━━━━━ Data extract ━━━━━

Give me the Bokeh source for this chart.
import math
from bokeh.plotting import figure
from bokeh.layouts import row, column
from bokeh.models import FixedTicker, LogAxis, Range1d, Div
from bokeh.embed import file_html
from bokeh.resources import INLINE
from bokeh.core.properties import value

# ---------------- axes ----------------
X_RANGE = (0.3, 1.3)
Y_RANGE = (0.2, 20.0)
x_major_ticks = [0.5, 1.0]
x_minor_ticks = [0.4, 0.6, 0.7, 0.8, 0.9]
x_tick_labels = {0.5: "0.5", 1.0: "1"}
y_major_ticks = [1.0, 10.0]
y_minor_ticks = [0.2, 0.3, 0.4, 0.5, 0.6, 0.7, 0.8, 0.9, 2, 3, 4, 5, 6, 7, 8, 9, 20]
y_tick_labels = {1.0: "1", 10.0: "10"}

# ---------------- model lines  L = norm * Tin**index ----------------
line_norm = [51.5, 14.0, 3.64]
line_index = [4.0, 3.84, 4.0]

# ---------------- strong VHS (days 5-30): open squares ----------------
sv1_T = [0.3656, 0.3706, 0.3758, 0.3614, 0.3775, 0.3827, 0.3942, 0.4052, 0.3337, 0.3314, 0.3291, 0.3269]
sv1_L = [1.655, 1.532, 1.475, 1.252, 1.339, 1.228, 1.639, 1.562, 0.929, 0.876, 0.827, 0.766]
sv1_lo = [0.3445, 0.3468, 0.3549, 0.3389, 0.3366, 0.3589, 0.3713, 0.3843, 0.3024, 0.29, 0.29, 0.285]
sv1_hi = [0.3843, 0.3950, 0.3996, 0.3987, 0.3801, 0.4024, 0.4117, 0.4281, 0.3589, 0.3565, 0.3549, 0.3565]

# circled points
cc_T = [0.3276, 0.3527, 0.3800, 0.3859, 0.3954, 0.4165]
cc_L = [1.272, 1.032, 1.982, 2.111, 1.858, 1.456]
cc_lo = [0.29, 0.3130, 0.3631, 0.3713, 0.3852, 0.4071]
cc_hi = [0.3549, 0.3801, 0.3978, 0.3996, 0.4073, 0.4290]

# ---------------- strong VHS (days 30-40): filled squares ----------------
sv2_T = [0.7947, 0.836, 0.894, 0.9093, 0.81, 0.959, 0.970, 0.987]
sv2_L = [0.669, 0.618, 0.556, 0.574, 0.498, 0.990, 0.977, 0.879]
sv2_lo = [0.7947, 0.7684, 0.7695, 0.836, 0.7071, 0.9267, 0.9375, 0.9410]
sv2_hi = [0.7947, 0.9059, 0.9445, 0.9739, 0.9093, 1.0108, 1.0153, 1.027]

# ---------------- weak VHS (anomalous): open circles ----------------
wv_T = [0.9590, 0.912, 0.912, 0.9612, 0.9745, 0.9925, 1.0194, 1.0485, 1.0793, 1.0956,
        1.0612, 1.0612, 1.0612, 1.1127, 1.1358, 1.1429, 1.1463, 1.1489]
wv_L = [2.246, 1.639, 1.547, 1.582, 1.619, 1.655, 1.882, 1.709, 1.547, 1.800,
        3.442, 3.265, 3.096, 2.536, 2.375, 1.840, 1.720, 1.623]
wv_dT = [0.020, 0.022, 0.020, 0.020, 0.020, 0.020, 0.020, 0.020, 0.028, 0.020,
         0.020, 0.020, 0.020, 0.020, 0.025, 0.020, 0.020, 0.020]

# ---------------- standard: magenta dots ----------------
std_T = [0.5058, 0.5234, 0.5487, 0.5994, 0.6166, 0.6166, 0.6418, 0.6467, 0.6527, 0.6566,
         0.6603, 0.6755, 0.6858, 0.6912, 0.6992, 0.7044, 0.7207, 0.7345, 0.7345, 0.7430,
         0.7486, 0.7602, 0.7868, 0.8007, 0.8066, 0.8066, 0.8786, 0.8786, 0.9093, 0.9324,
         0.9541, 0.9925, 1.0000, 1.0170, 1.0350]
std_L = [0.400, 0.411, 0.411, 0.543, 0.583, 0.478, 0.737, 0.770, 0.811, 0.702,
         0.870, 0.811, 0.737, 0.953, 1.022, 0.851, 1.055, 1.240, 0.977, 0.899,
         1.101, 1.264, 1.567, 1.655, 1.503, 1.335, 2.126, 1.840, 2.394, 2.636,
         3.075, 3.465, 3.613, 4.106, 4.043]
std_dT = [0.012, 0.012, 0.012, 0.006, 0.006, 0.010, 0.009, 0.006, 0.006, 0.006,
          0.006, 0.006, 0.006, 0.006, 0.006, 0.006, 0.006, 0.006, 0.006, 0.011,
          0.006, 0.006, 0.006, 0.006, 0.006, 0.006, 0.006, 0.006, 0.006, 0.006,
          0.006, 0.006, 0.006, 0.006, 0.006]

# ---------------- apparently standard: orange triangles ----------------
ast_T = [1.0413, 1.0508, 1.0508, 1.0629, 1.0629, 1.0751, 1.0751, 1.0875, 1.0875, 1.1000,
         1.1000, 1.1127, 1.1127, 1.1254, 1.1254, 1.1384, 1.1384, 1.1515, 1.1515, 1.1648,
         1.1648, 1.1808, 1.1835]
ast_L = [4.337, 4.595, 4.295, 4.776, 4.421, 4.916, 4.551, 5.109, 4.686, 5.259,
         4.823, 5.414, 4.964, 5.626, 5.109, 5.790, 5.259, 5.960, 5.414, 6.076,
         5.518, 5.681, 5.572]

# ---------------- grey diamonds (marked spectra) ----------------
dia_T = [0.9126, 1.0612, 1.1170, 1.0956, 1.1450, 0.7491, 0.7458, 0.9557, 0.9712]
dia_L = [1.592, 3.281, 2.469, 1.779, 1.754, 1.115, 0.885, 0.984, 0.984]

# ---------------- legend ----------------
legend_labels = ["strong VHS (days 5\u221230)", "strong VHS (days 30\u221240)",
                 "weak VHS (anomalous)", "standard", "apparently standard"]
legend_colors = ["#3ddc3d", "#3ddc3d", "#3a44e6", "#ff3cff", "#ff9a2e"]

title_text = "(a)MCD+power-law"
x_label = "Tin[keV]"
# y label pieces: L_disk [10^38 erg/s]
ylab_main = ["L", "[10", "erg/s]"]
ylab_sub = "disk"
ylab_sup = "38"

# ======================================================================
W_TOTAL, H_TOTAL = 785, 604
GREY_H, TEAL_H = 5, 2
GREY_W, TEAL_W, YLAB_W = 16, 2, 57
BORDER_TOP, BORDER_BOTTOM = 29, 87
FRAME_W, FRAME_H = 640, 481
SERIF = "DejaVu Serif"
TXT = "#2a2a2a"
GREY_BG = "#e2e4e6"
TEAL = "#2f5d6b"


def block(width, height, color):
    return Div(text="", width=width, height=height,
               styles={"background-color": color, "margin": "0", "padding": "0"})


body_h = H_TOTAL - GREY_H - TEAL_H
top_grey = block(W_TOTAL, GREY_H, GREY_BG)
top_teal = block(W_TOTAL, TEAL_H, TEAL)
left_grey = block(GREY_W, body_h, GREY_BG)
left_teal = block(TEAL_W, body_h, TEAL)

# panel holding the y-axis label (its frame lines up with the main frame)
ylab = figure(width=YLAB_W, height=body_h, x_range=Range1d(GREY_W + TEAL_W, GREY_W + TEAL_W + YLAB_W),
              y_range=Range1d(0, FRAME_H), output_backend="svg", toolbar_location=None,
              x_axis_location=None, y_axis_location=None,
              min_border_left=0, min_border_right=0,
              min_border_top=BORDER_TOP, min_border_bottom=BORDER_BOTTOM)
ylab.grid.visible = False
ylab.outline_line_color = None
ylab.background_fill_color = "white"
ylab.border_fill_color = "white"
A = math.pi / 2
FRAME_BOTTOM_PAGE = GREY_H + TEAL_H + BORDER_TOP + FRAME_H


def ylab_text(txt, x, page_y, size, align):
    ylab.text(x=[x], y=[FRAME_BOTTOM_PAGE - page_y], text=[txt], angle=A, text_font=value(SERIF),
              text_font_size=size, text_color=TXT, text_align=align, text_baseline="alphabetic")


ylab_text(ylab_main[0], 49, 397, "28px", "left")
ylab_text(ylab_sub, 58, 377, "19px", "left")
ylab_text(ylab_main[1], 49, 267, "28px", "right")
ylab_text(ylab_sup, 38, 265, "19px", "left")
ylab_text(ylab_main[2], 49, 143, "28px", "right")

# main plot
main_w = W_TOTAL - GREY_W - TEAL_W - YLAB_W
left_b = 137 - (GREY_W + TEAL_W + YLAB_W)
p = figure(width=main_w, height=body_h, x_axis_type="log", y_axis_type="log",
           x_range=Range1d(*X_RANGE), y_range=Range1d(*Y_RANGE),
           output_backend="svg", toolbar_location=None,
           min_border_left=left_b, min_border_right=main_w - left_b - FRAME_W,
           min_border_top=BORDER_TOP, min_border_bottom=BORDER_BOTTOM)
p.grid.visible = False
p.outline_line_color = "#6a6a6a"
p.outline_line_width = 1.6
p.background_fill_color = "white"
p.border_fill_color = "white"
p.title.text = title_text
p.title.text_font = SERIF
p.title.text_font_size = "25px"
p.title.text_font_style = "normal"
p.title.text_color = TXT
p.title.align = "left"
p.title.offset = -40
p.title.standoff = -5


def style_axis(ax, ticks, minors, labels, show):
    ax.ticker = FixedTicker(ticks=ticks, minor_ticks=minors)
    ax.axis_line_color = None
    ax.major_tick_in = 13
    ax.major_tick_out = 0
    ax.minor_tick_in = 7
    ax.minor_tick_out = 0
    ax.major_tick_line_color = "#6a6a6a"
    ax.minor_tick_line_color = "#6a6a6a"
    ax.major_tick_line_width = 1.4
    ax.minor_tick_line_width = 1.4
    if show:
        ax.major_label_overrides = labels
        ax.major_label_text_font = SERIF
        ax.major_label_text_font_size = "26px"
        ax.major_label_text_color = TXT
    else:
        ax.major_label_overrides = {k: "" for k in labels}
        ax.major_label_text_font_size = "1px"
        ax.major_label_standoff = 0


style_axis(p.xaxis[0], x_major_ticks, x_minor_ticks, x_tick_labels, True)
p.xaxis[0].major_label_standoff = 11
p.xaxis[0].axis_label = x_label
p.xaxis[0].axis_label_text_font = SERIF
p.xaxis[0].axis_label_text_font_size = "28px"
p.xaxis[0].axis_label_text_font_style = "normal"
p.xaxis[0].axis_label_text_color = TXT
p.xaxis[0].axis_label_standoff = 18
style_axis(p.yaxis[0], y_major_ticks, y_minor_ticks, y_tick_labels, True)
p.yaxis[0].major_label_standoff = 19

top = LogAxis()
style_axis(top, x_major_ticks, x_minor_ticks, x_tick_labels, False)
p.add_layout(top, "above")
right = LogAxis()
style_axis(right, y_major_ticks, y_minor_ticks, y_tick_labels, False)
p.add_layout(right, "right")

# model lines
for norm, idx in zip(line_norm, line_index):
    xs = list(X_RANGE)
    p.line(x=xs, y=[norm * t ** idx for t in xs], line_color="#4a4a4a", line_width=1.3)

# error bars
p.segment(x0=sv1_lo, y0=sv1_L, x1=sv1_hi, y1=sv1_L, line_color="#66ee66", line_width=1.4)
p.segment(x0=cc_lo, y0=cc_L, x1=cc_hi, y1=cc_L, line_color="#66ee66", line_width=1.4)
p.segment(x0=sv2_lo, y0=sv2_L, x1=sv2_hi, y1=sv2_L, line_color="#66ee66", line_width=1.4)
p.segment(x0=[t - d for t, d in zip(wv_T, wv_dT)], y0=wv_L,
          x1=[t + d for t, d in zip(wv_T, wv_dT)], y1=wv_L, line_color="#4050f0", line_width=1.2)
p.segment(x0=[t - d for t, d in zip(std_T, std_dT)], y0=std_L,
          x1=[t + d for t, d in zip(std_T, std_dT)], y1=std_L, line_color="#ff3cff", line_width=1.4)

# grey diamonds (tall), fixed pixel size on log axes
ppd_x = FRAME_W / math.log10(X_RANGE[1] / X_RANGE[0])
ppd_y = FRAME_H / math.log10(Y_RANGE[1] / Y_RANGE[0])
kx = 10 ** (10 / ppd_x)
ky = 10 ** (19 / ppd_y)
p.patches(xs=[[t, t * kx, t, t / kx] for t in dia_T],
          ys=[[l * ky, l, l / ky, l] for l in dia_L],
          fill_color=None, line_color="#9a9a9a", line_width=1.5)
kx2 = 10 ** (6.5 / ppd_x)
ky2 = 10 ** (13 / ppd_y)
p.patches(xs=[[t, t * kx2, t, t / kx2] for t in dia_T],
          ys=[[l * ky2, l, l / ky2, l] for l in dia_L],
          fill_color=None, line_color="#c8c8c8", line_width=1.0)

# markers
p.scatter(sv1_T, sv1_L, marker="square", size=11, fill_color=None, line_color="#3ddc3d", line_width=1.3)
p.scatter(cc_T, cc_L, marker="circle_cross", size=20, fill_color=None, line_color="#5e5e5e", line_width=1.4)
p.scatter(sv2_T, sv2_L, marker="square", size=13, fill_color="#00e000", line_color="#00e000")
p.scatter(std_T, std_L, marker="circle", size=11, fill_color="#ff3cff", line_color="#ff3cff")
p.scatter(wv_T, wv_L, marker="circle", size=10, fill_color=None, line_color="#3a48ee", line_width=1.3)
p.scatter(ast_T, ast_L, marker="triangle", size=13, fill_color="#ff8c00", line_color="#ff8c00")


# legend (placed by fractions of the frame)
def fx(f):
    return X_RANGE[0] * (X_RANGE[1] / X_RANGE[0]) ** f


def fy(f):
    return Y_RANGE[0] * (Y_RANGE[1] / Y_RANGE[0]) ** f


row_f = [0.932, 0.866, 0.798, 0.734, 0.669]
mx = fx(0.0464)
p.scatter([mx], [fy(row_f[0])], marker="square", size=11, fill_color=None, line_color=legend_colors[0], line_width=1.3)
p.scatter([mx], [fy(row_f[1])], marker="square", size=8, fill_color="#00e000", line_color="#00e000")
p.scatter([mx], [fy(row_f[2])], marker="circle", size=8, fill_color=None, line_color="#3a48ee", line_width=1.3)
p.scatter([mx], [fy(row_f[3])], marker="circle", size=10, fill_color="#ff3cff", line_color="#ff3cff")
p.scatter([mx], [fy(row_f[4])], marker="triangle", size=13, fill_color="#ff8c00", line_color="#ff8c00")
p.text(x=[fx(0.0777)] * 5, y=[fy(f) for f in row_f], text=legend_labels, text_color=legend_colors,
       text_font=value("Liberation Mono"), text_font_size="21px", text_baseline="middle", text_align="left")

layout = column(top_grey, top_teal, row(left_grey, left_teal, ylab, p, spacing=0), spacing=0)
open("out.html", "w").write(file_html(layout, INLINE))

━━━━━

## Task brief
From the opening line of the data above, please print each line as written up to and including the line that contains "1.0108, 1.0153, 1.027]", and nothing more.

## Solution
Give me the Bokeh source for this chart.
import math
from bokeh.plotting import figure
from bokeh.layouts import row, column
from bokeh.models import FixedTicker, LogAxis, Range1d, Div
from bokeh.embed import file_html
from bokeh.resources import INLINE
from bokeh.core.properties import value

# ---------------- axes ----------------
X_RANGE = (0.3, 1.3)
Y_RANGE = (0.2, 20.0)
x_major_ticks = [0.5, 1.0]
x_minor_ticks = [0.4, 0.6, 0.7, 0.8, 0.9]
x_tick_labels = {0.5: "0.5", 1.0: "1"}
y_major_ticks = [1.0, 10.0]
y_minor_ticks = [0.2, 0.3, 0.4, 0.5, 0.6, 0.7, 0.8, 0.9, 2, 3, 4, 5, 6, 7, 8, 9, 20]
y_tick_labels = {1.0: "1", 10.0: "10"}

# ---------------- model lines  L = norm * Tin**index ----------------
line_norm = [51.5, 14.0, 3.64]
line_index = [4.0, 3.84, 4.0]

# ---------------- strong VHS (days 5-30): open squares ----------------
sv1_T = [0.3656, 0.3706, 0.3758, 0.3614, 0.3775, 0.3827, 0.3942, 0.4052, 0.3337, 0.3314, 0.3291, 0.3269]
sv1_L = [1.655, 1.532, 1.475, 1.252, 1.339, 1.228, 1.639, 1.562, 0.929, 0.876, 0.827, 0.766]
sv1_lo = [0.3445, 0.3468, 0.3549, 0.3389, 0.3366, 0.3589, 0.3713, 0.3843, 0.3024, 0.29, 0.29, 0.285]
sv1_hi = [0.3843, 0.3950, 0.3996, 0.3987, 0.3801, 0.4024, 0.4117, 0.4281, 0.3589, 0.3565, 0.3549, 0.3565]

# circled points
cc_T = [0.3276, 0.3527, 0.3800, 0.3859, 0.3954, 0.4165]
cc_L = [1.272, 1.032, 1.982, 2.111, 1.858, 1.456]
cc_lo = [0.29, 0.3130, 0.3631, 0.3713, 0.3852, 0.4071]
cc_hi = [0.3549, 0.3801, 0.3978, 0.3996, 0.4073, 0.4290]

# ---------------- strong VHS (days 30-40): filled squares ----------------
sv2_T = [0.7947, 0.836, 0.894, 0.9093, 0.81, 0.959, 0.970, 0.987]
sv2_L = [0.669, 0.618, 0.556, 0.574, 0.498, 0.990, 0.977, 0.879]
sv2_lo = [0.7947, 0.7684, 0.7695, 0.836, 0.7071, 0.9267, 0.9375, 0.9410]
sv2_hi = [0.7947, 0.9059, 0.9445, 0.9739, 0.9093, 1.0108, 1.0153, 1.027]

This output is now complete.